To my surprise, it felt like an average day for me. (Did I mention I have fibromyalgia? —largely under control since innerdance became my way of life) Throngs of people were shrieking their unendurable pain, and here I was realising that my normal is a completely unacceptable level for anyone else in the vicinity. My “wow” moment was that I have been accepting unbearable conditions for decades without considering there might be alternatives or solutions. It turns out that the prison of my mind is pain.

From Pain to Power: Conversations with Eckhart Tolle and Rumi
I began attending sessions with a phenomenal physiotherapist who informed me that I have a slipped cervical disc. I was given exercises to do, and for the last few weeks, I have been actively making choices to reduce my pain levels, to honour my energy levels, and to grant myself some grace during my recovery period.
I listen to a speech by Eckhart Tolle on transforming pain into power, and he spoke about relating to my pain as if I had chosen it. By shifting my perception of pain, I can move from suffering to curiosity, and within that movement, I can create internal freedom. So, as Rumi suggests on how to run a successful guest house, I invited pain to sit at the dinner table with me, and we looked each other in the eye.
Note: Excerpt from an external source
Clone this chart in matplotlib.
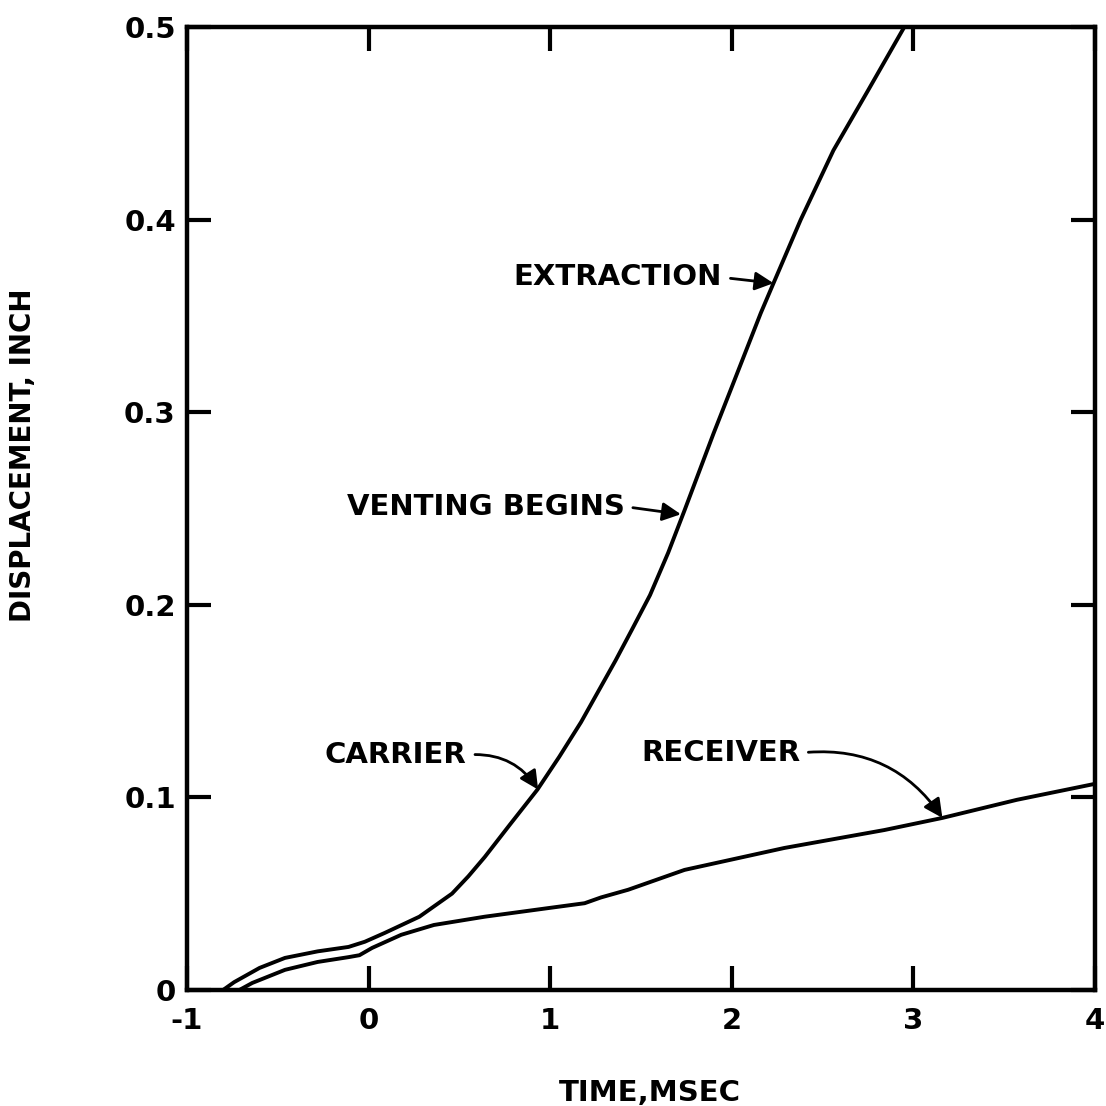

Together, we reflected on what pain brings to this table.
Firstly, I am forced to slow down—to a stop. I cannot simply jump back into a matrix I have outgrown. My diary pages have endless clear days ahead, and I can choose to accept this spaciousness without panic or a compulsive need to fill them up. Secondly, I have to pace myself and honour the rhythms of my energy. At the moment, I cannot achieve endless lists of tasks; if I complete one small thing, I am exhausted.
One night, I wake up at 2 a.m. in the worst pain of my life. I go through to the living room, gently moving my writhing arm, attempting breathwork and exercise. The pain is screaming at me. I sit down on the sofa and feel the pain magnify and swell. I can actually see the energy fill the whole room and push against the ceiling, trying to break through. There is not enough space here to contain it and all I can do is surrender.
Learning to Listen: The Body’s Song of Healing
Third, I realise my capacity to hold pain is greater than ever before. My time with men and women in American prisons has increased how much I can bear. This pain is no longer heavy—it is rising up. Eckhart speaks of pain as the initiation to ego death, and I wonder if this is what I am witnessing within me? My bristly edges are softening. I am telling beloveds how much they mean to me with more frequency, and I am freed from the old constraints of pushing and workaholic overachieving. My trapped vagus nerve is singing a melancholic tune, and as I pause to listen, I realise how long I have been ignoring the song of my soul.
Pain as Initiation and Renewal
This pain has deep roots. It has a chthonic function—one that invites initiation into the underworld, that dimension where one can fall asleep to oneself by the river Lethe, becoming lethargic, or one where I can perceive this as an invitation: an awakening to myself as I am now.
Perhaps pain is my ego death and my integration. It isn’t pretty; it isn’t my preference. But I can welcome it as if I chose it to be here. From choice comes freedom, and from pain comes purpose renewed.